# Nag Champa



## Moot (Mar 7, 2013)

Hi all!  Nag Champa?  Where should I order an e.o blend? How costly or is there a fragrance oil that would be better?  I'm trying to keep this as natural and as "perfect" as possible...but cost might be an issue?  Thanks for any help.


----------



## Genny (Mar 7, 2013)

I know NDA has a Champaca Absolute, but I'm pretty sure it's pretty pricey, like $400/oz.

Bitter Creek North has a really nice Nag Champa Fo.


----------



## Moot (Mar 7, 2013)

Thanks Ginny, I'm wondering about ordering from "nag champa.com"... not sure if the aroma therapy oils would work in a batch...I'll look into bitter creek n.. .


----------



## AlchemyandAshes (Mar 7, 2013)

There is no Nag Champa EO...you may find a blend but I can't think of one right off the top of my head.

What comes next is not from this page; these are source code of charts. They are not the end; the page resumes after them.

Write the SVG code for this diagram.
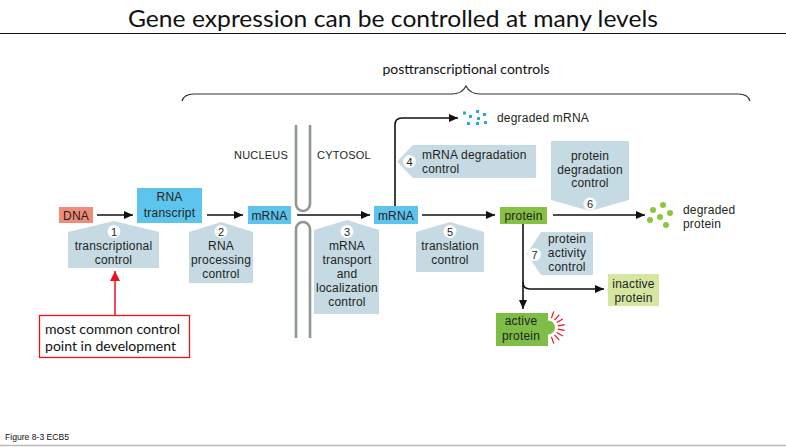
<svg xmlns="http://www.w3.org/2000/svg" width="786" height="447" viewBox="0 0 786 447">
<defs>
<style>
.lbl{font-family:"Liberation Sans",Arial,sans-serif;font-size:12px;letter-spacing:0.2px;fill:#231f20;text-anchor:middle}
.lft{text-anchor:start}
.n{font-size:11px;letter-spacing:0}
.ctl{fill:#c6dae3}
.num{fill:#fff}
.conn{stroke:#111;stroke-width:1.6;fill:none}
.mem{stroke:#8e9893;stroke-width:2.6;fill:none}
.cal{font-family:Lato,"Liberation Sans",sans-serif;fill:#111}
</style>
<marker id="ah" markerUnits="userSpaceOnUse" markerWidth="9" markerHeight="8" refX="9" refY="4" orient="auto">
<path d="M0,0 L9,4 L0,8 Z" fill="#111"/>
</marker>
<marker id="ahr" markerUnits="userSpaceOnUse" markerWidth="10" markerHeight="10" refX="10" refY="5" orient="auto">
<path d="M0,0 L10,5 L0,10 Z" fill="#e8141c"/>
</marker>
</defs>
<rect width="786" height="447" fill="#fff"/>

<text class="cal" x="393" y="27" font-size="24" text-anchor="middle" textLength="530" lengthAdjust="spacingAndGlyphs">Gene expression can be controlled at many levels</text>
<line x1="0" y1="33.5" x2="786" y2="33.5" stroke="#111" stroke-width="1.2"/>
<line x1="0" y1="445.5" x2="786" y2="445.5" stroke="#bbb" stroke-width="1.5"/>
<text x="5" y="440" font-family="'Liberation Sans',Arial,sans-serif" font-size="9" fill="#111" textLength="64" lengthAdjust="spacingAndGlyphs">Figure 8-3  ECB5</text>

<g id="brace">
<text class="cal" x="466" y="74" font-size="13.5" text-anchor="middle" textLength="167" lengthAdjust="spacingAndGlyphs">posttranscriptional controls</text>
<path d="M182,101 Q184,94 194,94 L452,94 Q462,94 466,86 Q470,94 480,94 L738,94 Q748,94 750,101" fill="none" stroke="#333" stroke-width="1.2"/>
</g>

<g id="membrane">
<path class="mem" d="M296,125 V204 A7,7 0 0 0 310,204 V125"/>
<path class="mem" d="M296,338 V229 A7,7 0 0 1 310,229 V338"/>
<text class="lbl lft" x="234" y="159" font-size="11" style="font-size:11px">NUCLEUS</text>
<text class="lbl lft" x="317" y="159" style="font-size:11px">CYTOSOL</text>
</g>

<g id="connectors">
<line class="conn" x1="97" y1="215" x2="133" y2="215" marker-end="url(#ah)"/>
<line class="conn" x1="207" y1="215" x2="243" y2="215" marker-end="url(#ah)"/>
<line class="conn" x1="297" y1="215" x2="370" y2="215" marker-end="url(#ah)"/>
<line class="conn" x1="422" y1="215" x2="495" y2="215" marker-end="url(#ah)"/>
<line class="conn" x1="553" y1="215" x2="645" y2="215" marker-end="url(#ah)"/>
<path class="conn" d="M395,206 V125 Q395,118 402,118 H458" marker-end="url(#ah)"/>
<path class="conn" d="M523,224 V309" marker-end="url(#ah)"/>
<path class="conn" d="M523,282 Q523,289 530,289 H604" marker-end="url(#ah)"/>
<line x1="115" y1="315" x2="115" y2="271" stroke="#e8141c" stroke-width="1.5" marker-end="url(#ahr)"/>
</g>

<g id="dna">
<rect x="59" y="207" width="34" height="16" fill="#f08b78"/>
<text class="lbl" x="76" y="220">DNA</text>
</g>
<g id="rna-transcript">
<rect x="137" y="188" width="65" height="35" fill="#5cc4ed"/>
<text class="lbl" x="169.5" y="201">RNA</text>
<text class="lbl" x="169.5" y="216.5">transcript</text>
</g>
<g id="mrna-nucleus">
<rect x="248" y="206" width="43" height="18" fill="#5cc4ed"/>
<text class="lbl" x="269.5" y="219.5">mRNA</text>
</g>
<g id="mrna-cytosol">
<rect x="374" y="206" width="44" height="18" fill="#5cc4ed"/>
<text class="lbl" x="396" y="219.5">mRNA</text>
</g>
<g id="protein">
<rect x="500" y="207" width="47" height="17" fill="#86c044"/>
<text class="lbl" x="523.5" y="220">protein</text>
</g>
<g id="degraded-mrna">
<g fill="#29a8e0">
<rect x="463" y="111.5" width="3" height="3"/>
<rect x="469" y="115" width="3" height="3"/>
<rect x="476" y="110" width="3" height="3"/>
<rect x="477" y="117" width="3" height="3"/>
<rect x="483" y="113" width="3" height="3"/>
<rect x="484" y="121" width="3" height="3"/>
<rect x="476" y="122" width="3" height="3"/>
<rect x="467" y="122" width="3" height="3"/>
</g>
<text class="lbl lft" x="497" y="122">degraded mRNA</text>
</g>
<g id="degraded-protein">
<g fill="#8cc63f">
<circle cx="653" cy="210" r="3"/>
<circle cx="663" cy="205" r="3"/>
<circle cx="670" cy="213" r="3"/>
<circle cx="660" cy="217" r="3"/>
<circle cx="650" cy="220" r="3"/>
<circle cx="666" cy="225" r="3"/>
</g>
<text class="lbl lft" x="683" y="214">degraded</text>
<text class="lbl lft" x="683" y="228">protein</text>
</g>
<g id="inactive-protein">
<rect x="608" y="274" width="51" height="32" fill="#d5e6a1"/>
<text class="lbl" x="633.5" y="288">inactive</text>
<text class="lbl" x="633.5" y="302">protein</text>
</g>
<g id="active-protein">
<path d="M496,313 H548 V320.5 A7,7 0 0 1 548,334.5 V346 H496 Z" fill="#7ebe46"/>
<text class="lbl" x="521" y="325">active</text>
<text class="lbl" x="521" y="340">protein</text>
<g stroke="#e8141c" stroke-width="1.2">
<line x1="551.4" y1="318.1" x2="553.8" y2="311.5"/>
<line x1="554.4" y1="320.1" x2="559.3" y2="314.9"/>
<line x1="556.7" y1="322.5" x2="562.8" y2="319"/>
<line x1="557.8" y1="325.8" x2="564.7" y2="324.6"/>
<line x1="557.8" y1="329.2" x2="564.7" y2="330.4"/>
<line x1="556.7" y1="332.5" x2="562.8" y2="336"/>
<line x1="554.4" y1="334.9" x2="559.3" y2="340.1"/>
<line x1="551.4" y1="336.9" x2="553.8" y2="343.5"/>
</g>
</g>

<g id="control-1">
<path class="ctl" d="M68,232 L114,221 L159,232 V268 H68 Z"/>
<circle class="num" cx="114" cy="231.5" r="6.5"/>
<text class="lbl n" x="114" y="235.5">1</text>
<text class="lbl" x="113.5" y="250">transcriptional</text>
<text class="lbl" x="113.5" y="264">control</text>
</g>
<g id="control-2">
<path class="ctl" d="M189,232 L221,222 L253,232 V283 H189 Z"/>
<circle class="num" cx="221" cy="231.5" r="6.5"/>
<text class="lbl n" x="221" y="235.5">2</text>
<text class="lbl" x="221" y="250">RNA</text>
<text class="lbl" x="221" y="264">processing</text>
<text class="lbl" x="221" y="278">control</text>
</g>
<g id="control-3">
<path class="ctl" d="M314,230 L347,220 L379,230 V314 H314 Z"/>
<circle class="num" cx="347" cy="231.5" r="6.5"/>
<text class="lbl n" x="347" y="235.5">3</text>
<text class="lbl" x="347" y="250">mRNA</text>
<text class="lbl" x="347" y="264">transport</text>
<text class="lbl" x="347" y="278">and</text>
<text class="lbl" x="347" y="292">localization</text>
<text class="lbl" x="347" y="306">control</text>
</g>
<g id="control-4">
<path class="ctl" d="M397,161.5 L413,145 H536 V178 H413 Z"/>
<circle class="num" cx="409.5" cy="161.5" r="6.5"/>
<text class="lbl n" x="409.5" y="165.5">4</text>
<text class="lbl lft" x="422" y="159">mRNA degradation</text>
<text class="lbl lft" x="422" y="173">control</text>
</g>
<g id="control-5">
<path class="ctl" d="M416,232 L450,222 L484,232 V272 H416 Z"/>
<circle class="num" cx="450" cy="231.5" r="6.5"/>
<text class="lbl n" x="450" y="235.5">5</text>
<text class="lbl" x="450" y="250">translation</text>
<text class="lbl" x="450" y="264">control</text>
</g>
<g id="control-6">
<path class="ctl" d="M551,141 H629 V200 L590,211 L551,200 Z"/>
<circle class="num" cx="590" cy="204" r="6.5"/>
<text class="lbl n" x="590" y="208">6</text>
<text class="lbl" x="590" y="160">protein</text>
<text class="lbl" x="590" y="173.5">degradation</text>
<text class="lbl" x="590" y="187">control</text>
</g>
<g id="control-7">
<path class="ctl" d="M527,254 L541,232 H593 V275 H541 Z"/>
<circle class="num" cx="534.5" cy="254.5" r="6.5"/>
<text class="lbl n" x="534.5" y="258.5">7</text>
<text class="lbl" x="567" y="243">protein</text>
<text class="lbl" x="567" y="257">activity</text>
<text class="lbl" x="567" y="271">control</text>
</g>

<g id="note">
<rect x="39.5" y="315.5" width="150" height="42" fill="#fff" stroke="#e8141c" stroke-width="1.3"/>
<text class="cal" x="45" y="334" font-size="14" textLength="135" lengthAdjust="spacingAndGlyphs">most common control</text>
<text class="cal" x="45" y="351" font-size="14" textLength="131" lengthAdjust="spacingAndGlyphs">point in development</text>
</g>
</svg>
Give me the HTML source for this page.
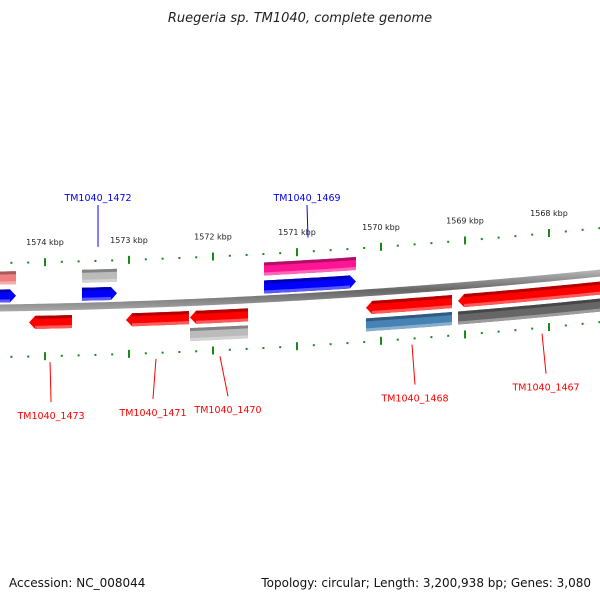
<!DOCTYPE html>
<html><head><meta charset="utf-8">
<style>
html,body{margin:0;padding:0;background:#fff;}
svg{display:block;font-family:"DejaVu Sans","Liberation Sans",sans-serif;}
</style></head>
<body>
<svg id="chart" width="600" height="600" viewBox="0 0 600 600">
<defs>
<linearGradient id="bb" x1="0" y1="0" x2="0" y2="1"><stop offset="0" stop-color="#bbb"/><stop offset="0.5" stop-color="#666"/><stop offset="1" stop-color="#aaa"/></linearGradient>
</defs>
<text x="300" y="22" text-anchor="middle" font-size="13" font-style="italic" fill="#222">Ruegeria sp. TM1040, complete genome</text>
<text x="9" y="587" font-size="12" fill="#111">Accession: NC_008044</text>
<text x="591" y="587" text-anchor="end" font-size="12" fill="#111">Topology: circular; Length: 3,200,938 bp; Genes: 3,080</text>
<g id="g"></g>
</svg>
<script>
// data
const tickKbp = [1574, 1573, 1572, 1571, 1570, 1569, 1568];
const featStart = [1574536, 1573560, 1571393, 1574536, 1573560, 1571393, 1574190, 1573036, 1572274, 1570179, 1569083, 1572274, 1570179, 1569083];
const featEnd   = [1574345, 1573143, 1570298, 1574345, 1573143, 1570298, 1573679, 1572286, 1571583, 1569155, 1567393, 1571583, 1569155, 1567393];
const featTrack = [-30, -30, -30, -12, -12, -12, 15, 15, 15, 15, 15, 32, 32, 32];
const featColor = ["#f08080","#bbbbbb","#ff1493","#0000ff","#0000ff","#0000ff","#ff0000","#ff0000","#ff0000","#ff0000","#ff0000","#bbbbbb","#4682b4","#666666"];
const featArrow = [0,0,0,1,1,1,-1,-1,-1,-1,-1,0,0,0];
const labelText = ["TM1040_1472","TM1040_1469","TM1040_1473","TM1040_1471","TM1040_1470","TM1040_1468","TM1040_1467"];
const labelBp   = [1573369, 1570869, 1573940, 1572679, 1571917, 1569631, 1568083];
const labelSide = [-1, -1, 1, 1, 1, 1, 1];
const labelShift= [0, -1, 1, -3, 8, 3, 4];
const labelColor= ["#0000ff","#0000ff","#ff0000","#ff0000","#ff0000","#ff0000","#ff0000"];

const NS="http://www.w3.org/2000/svg";
const g=document.getElementById('g');
function xOf(bp){return 45+(1574000-bp)*0.084;}
function yOf(x,off){return 308-0.015*x-0.000072*x*x+(off||0);}
function el(t,a){const e=document.createElementNS(NS,t);for(const k in a)e.setAttribute(k,a[k]);g.appendChild(e);return e;}
function shade(hex,f){let n=parseInt(hex.slice(1),16);let r=n>>16,gg=(n>>8)&255,b=n&255;
 const c=v=>Math.max(0,Math.min(255,Math.round(f<1?v*f:v+(255-v)*(f-1))));return `rgb(${c(r)},${c(gg)},${c(b)})`;}
function band(x1,x2,o1,o2){let p=[];for(let x=x1;x<=x2;x+=4)p.push([x,yOf(x,o1)]);p.push([x2,yOf(x2,o1)]);
 let q=[];for(let x=x2;x>=x1;x-=4)q.push([x,yOf(x,o2)]);q.push([x1,yOf(x1,o2)]);return p.concat(q);}
// backbone
{let pts=band(-5,605,-3.5,3.5);const e=el('polygon',{points:pts.map(p=>p.join(',')).join(' '),fill:'url(#bb)'});

}
// ticks
for(const side of [-45,49]){
 for(let bp=1575000;bp>=1567000;bp-=200){
  const x=xOf(bp); if(x<0||x>600)continue; const y=yOf(x,side);
  const major=bp%1000===0;
  const e=el('rect',{x:x-1,y:major?y-4:y-1,width:2,height:major?8:2,fill:'#1a8a1a'});
  
  
 }
}
tickKbp.forEach(k=>{const x=xOf(k*1000);const t=el('text',{x:x,y:yOf(x,-62),'text-anchor':'middle','font-size':'8',fill:'#222'});
 t.textContent=k+' kbp';
 
 });
// features
featStart.forEach((s,i)=>{
 const x1=Math.max(-2,xOf(s)),x2=Math.min(602,xOf(featEnd[i]));const o=featTrack[i];const h=6.5;
 let pts=band(x1,x2,o-h,o+h);
 if(featArrow[i]===1){pts=band(x1,x2-6,o-h,o+h);const tip=[x2,yOf(x2,o)];pts.splice(pts.length/2,0,tip);}
 if(featArrow[i]===-1){pts=band(x1+6,x2,o-h,o+h);pts.push([x1,yOf(x1,o)]);}
 const c=featColor[i];
 const e=el('polygon',{points:pts.map(p=>p.join(',')).join(' '),fill:c});
 
 
 const top=band(x1+(featArrow[i]===-1?6:0),x2-(featArrow[i]===1?6:0),o-h,o-h+3);
 const s1=el('polygon',{points:top.map(p=>p.join(',')).join(' '),fill:shade(c,0.7)});
 
 
 const bot=band(x1+(featArrow[i]===-1?6:0),x2-(featArrow[i]===1?6:0),o+h-3,o+h);
 const s2=el('polygon',{points:bot.map(p=>p.join(',')).join(' '),fill:shade(c,1.35)});
 
 
});
// labels
labelText.forEach((t,i)=>{
 const x=xOf(labelBp[i]);const y=yOf(x,0);const sd=labelSide[i];
 const ya=sd<0?y-59:y+55, yb=sd<0?205:ya+40, lx=x+labelShift[i];
 const ln=el('line',{x1:x,y1:ya,x2:lx,y2:yb,stroke:labelColor[i],'stroke-width':1});
 
 
 const tx=el('text',{x:lx,y:sd<0?yb-4:yb+17,'text-anchor':'middle','font-size':'9.5',fill:labelColor[i]});
 tx.textContent=t;
 
 
});
</script>
</body></html>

If expense is not a concern, you could try mixing Sandalwood EO with Golden Champa absolute:
http://www.naturesgift.com/essential/Golden-Champa-Absolute.htm

I've used WSP's Nag Champa FO years ago and it was close to the incense...but it is a synthetic fragrance oil, so I no longer use it.


----------



## AlchemyandAshes (Mar 7, 2013)

Genny, you and I are always posting the same thing...are you reading over my shoulder? Eyes on your own paper!

:razz:


----------



## Genny (Mar 7, 2013)

AlchemyandAshes said:


> Genny, you and I are always posting the same thing...are you reading over my shoulder? Eyes on your own paper!
> 
> :razz:



:shh: Don't worry, I'm a friendly stalker.


----------



## Moot (Mar 7, 2013)

thanks for your help, I want a true nag champa scent but I'm trying really hard to keep things more natural.  I have people that are fine with fragrances, others eo's or no scent at all.  I myself don't like working with them..... yada yada yada 

sorry to rant .... lol


----------